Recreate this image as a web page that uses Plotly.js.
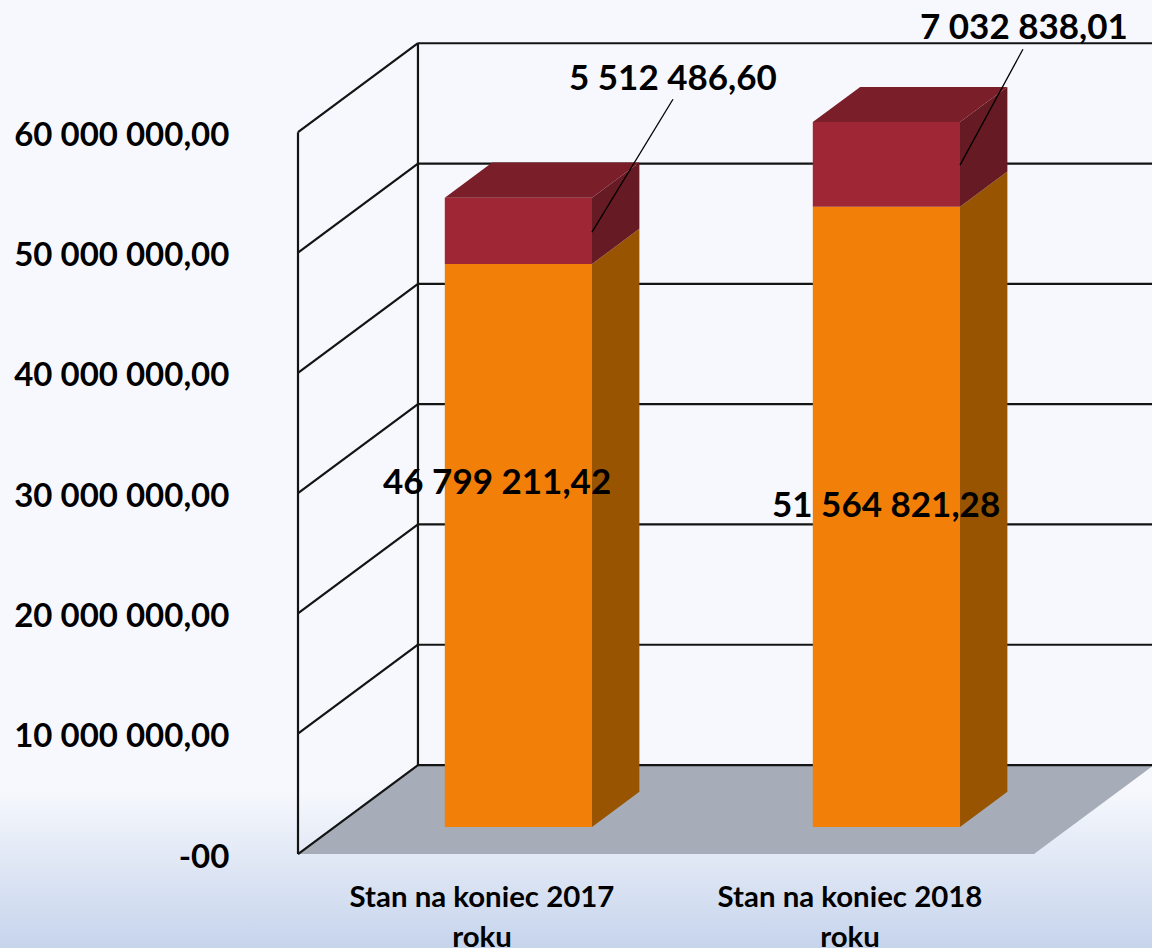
<!DOCTYPE html>
<html>
<head>
<meta charset="utf-8">
<script src="https://cdn.plot.ly/plotly-3.0.1.min.js"></script>
<style>
html,body{margin:0;padding:0;width:1152px;height:948px;overflow:hidden;
background:linear-gradient(to bottom,#f6f8fd 0,#f6f8fd 790px,#c6d4ec 948px);}
#c{width:1152px;height:948px;}
</style>
</head>
<body>
<div id="c"></div>
<script>
// Data
const categories = ["Stan na koniec 2017", "Stan na koniec 2018"];
const categorySuffix = "roku";
const orangeValues = [46799211.42, 51564821.28];
const redValues = [5512486.60, 7032838.01];
const orangeLabels = ["46 799 211,42", "51 564 821,28"];
const redLabels = ["5 512 486,60", "7 032 838,01"];
const tickValues = [0, 10000000, 20000000, 30000000, 40000000, 50000000, 60000000];
const tickLabels = ["-00", "10 000 000,00", "20 000 000,00", "30 000 000,00", "40 000 000,00", "50 000 000,00", "60 000 000,00"];

// Oblique projection of the 3D box (depth 0 = front, 1 = back wall)
const DEPTH_X = 0.326;        // category units per full depth
const DEPTH_Y = 7396000;      // value units per full depth
const BAR_NEAR = 0.3035, BAR_FAR = 0.6985, BAR_W = 0.4;
const X_MIN = -0.5, X_FLOOR_MAX = 1.5;
const px = (i, d) => i + d * DEPTH_X;
const py = (v, d) => v + d * DEPTH_Y;

const ORANGE = "#f28008", ORANGE_SIDE = "#985400", RED = "#9f2735", RED_SIDE = "#661a23", RED_TOP = "#7a1e29";
const FLOOR = "#a6adb9", LINE = "#141414";
const FONT = "Lato, 'Open Sans', sans-serif";

function poly(name, color, pts) {
  return {type: "scatter", mode: "lines", name, x: pts.map(p => p[0]), y: pts.map(p => p[1]),
    fill: "toself", fillcolor: color, line: {width: 0, color}, hoverinfo: "skip", showlegend: false};
}
function face3d(i, v0, v1) { // right side face between two values
  const r = i + BAR_W / 2;
  return [[px(r, BAR_NEAR), py(v0, BAR_NEAR)], [px(r, BAR_FAR), py(v0, BAR_FAR)],
          [px(r, BAR_FAR), py(v1, BAR_FAR)], [px(r, BAR_NEAR), py(v1, BAR_NEAR)], [px(r, BAR_NEAR), py(v0, BAR_NEAR)]];
}
function top3d(i, v) {
  const l = i - BAR_W / 2, r = i + BAR_W / 2;
  return [[px(l, BAR_NEAR), py(v, BAR_NEAR)], [px(r, BAR_NEAR), py(v, BAR_NEAR)],
          [px(r, BAR_FAR), py(v, BAR_FAR)], [px(l, BAR_FAR), py(v, BAR_FAR)], [px(l, BAR_NEAR), py(v, BAR_NEAR)]];
}

const idx = categories.map((_, i) => i);
const barX = idx.map(i => px(i, BAR_NEAR));
const base0 = py(0, BAR_NEAR);
const traces = [
  {type: "bar", name: "orange", x: barX, y: orangeValues, base: idx.map(() => base0), width: BAR_W,
   marker: {color: ORANGE, line: {width: 0}}, hoverinfo: "skip", showlegend: false},
  {type: "bar", name: "red", x: barX, y: redValues, base: idx.map(i => base0 + orangeValues[i]), width: BAR_W,
   marker: {color: RED, line: {width: 0}}, hoverinfo: "skip", showlegend: false}
];
idx.forEach(i => {
  const a = orangeValues[i], b = a + redValues[i];
  traces.push(poly("orange side", ORANGE_SIDE, face3d(i, 0, a)));
  traces.push(poly("red side", RED_SIDE, face3d(i, a, b)));
  traces.push(poly("red top", RED_TOP, top3d(i, b)));
});

// Leader lines from the red labels to the bars
const redLabelPos = [[0.52, 64670000], [1.4728, 68950000]];
const redLeaderStart = [[0.519, 62740000], [1.47, 66900000]];
const redLeaderEnd = [[0.2989, 51690000], [1.299, 57260000]];
idx.forEach(i => traces.push({type: "scatter", mode: "lines", name: "leader",
  x: [redLeaderStart[i][0], redLeaderEnd[i][0]], y: [redLeaderStart[i][1], redLeaderEnd[i][1]],
  line: {color: "#000", width: 1.3}, hoverinfo: "skip", showlegend: false}));

// Wall + floor as shapes, under the bars
const shapes = [];
const ln = (x0, y0, x1, y1) => shapes.push({type: "line", layer: "below", xref: "x", yref: "y",
  x0, y0, x1, y1, line: {color: LINE, width: 2.2}});
const fx0 = X_MIN, fx1 = X_FLOOR_MAX;
shapes.push({type: "path", layer: "below", xref: "x", yref: "y", fillcolor: FLOOR, line: {width: 0},
  path: `M${px(fx0,0)},${py(0,0)} L${px(fx0,1)},${py(0,1)} L${px(fx1,1)},${py(0,1)} L${px(fx1,0)},${py(0,0)} Z`});
tickValues.forEach(v => {
  ln(px(fx0, 0), py(v, 0), px(fx0, 1), py(v, 1));
  ln(px(fx0, 1), py(v, 1), px(fx1, 1) + 0.1, py(v, 1));
});
const vMax = tickValues[tickValues.length - 1];
ln(px(fx0, 0), 0, px(fx0, 0), vMax);
ln(px(fx0, 1), py(0, 1), px(fx0, 1), py(vMax, 1));

const orangeLabelPos = [[0.0408, 31070000], [1.0978, 29170000]];
const ann = idx.map(i => ({xref: "x", yref: "y", x: orangeLabelPos[i][0], y: orangeLabelPos[i][1],
  text: orangeLabels[i], showarrow: false, xanchor: "center", yanchor: "middle",
  font: {family: FONT, size: 35, color: "#000", weight: 700}}))
 .concat(idx.map(i => ({xref: "x", yref: "y", x: redLabelPos[i][0], y: redLabelPos[i][1],
  text: redLabels[i], showarrow: false, xanchor: "center", yanchor: "middle",
  font: {family: FONT, size: 35, color: "#000", weight: 700}})));

const layout = {
  width: 1152, height: 948,
  margin: {l: 240, r: 0, t: 0, b: 73, pad: 0},
  paper_bgcolor: "rgba(0,0,0,0)", plot_bgcolor: "rgba(0,0,0,0)",
  barmode: "overlay", showlegend: false, font: {family: FONT, color: "#000"},
  xaxis: {type: "linear", range: [-0.6576, 1.8207], tickmode: "array", tickvals: idx,
    ticktext: categories.map(c => `<span style="font-size:29.4px">${c}</span><br><span style="font-size:29.4px">${categorySuffix}</span>`),
    ticklen: 0, showgrid: false, zeroline: false, showline: false,
    tickangle: 0, tickfont: {family: FONT, size: 31, color: "#000", weight: 700}},
  yaxis: {type: "linear", range: [-1745000, 70990000], tickmode: "array", tickvals: tickValues, ticktext: tickLabels,
    ticklen: 3, tickcolor: "rgba(0,0,0,0)", showgrid: false, zeroline: false, showline: false, ticklabelshift: 2,
    tickfont: {family: FONT, size: 33, color: "#000", weight: 700}},
  shapes, annotations: ann
};
Plotly.newPlot("c", traces, layout, {displayModeBar: false, staticPlot: true});
</script>
</body>
</html>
+ + + +
[Directive]
Leave out the pictures and repeat the lines from the start of the material through the line with "const py = (v, d) => v + d * DEPTH_Y;", inclusive.

[Expected answer]
Recreate this image as a web page that uses Plotly.js.
<!DOCTYPE html>
<html>
<head>
<meta charset="utf-8">
<script src="https://cdn.plot.ly/plotly-3.0.1.min.js"></script>
<style>
html,body{margin:0;padding:0;width:1152px;height:948px;overflow:hidden;
background:linear-gradient(to bottom,#f6f8fd 0,#f6f8fd 790px,#c6d4ec 948px);}
#c{width:1152px;height:948px;}
</style>
</head>
<body>
<div id="c"></div>
<script>
// Data
const categories = ["Stan na koniec 2017", "Stan na koniec 2018"];
const categorySuffix = "roku";
const orangeValues = [46799211.42, 51564821.28];
const redValues = [5512486.60, 7032838.01];
const orangeLabels = ["46 799 211,42", "51 564 821,28"];
const redLabels = ["5 512 486,60", "7 032 838,01"];
const tickValues = [0, 10000000, 20000000, 30000000, 40000000, 50000000, 60000000];
const tickLabels = ["-00", "10 000 000,00", "20 000 000,00", "30 000 000,00", "40 000 000,00", "50 000 000,00", "60 000 000,00"];

// Oblique projection of the 3D box (depth 0 = front, 1 = back wall)
const DEPTH_X = 0.326;        // category units per full depth
const DEPTH_Y = 7396000;      // value units per full depth
const BAR_NEAR = 0.3035, BAR_FAR = 0.6985, BAR_W = 0.4;
const X_MIN = -0.5, X_FLOOR_MAX = 1.5;
const px = (i, d) => i + d * DEPTH_X;
const py = (v, d) => v + d * DEPTH_Y;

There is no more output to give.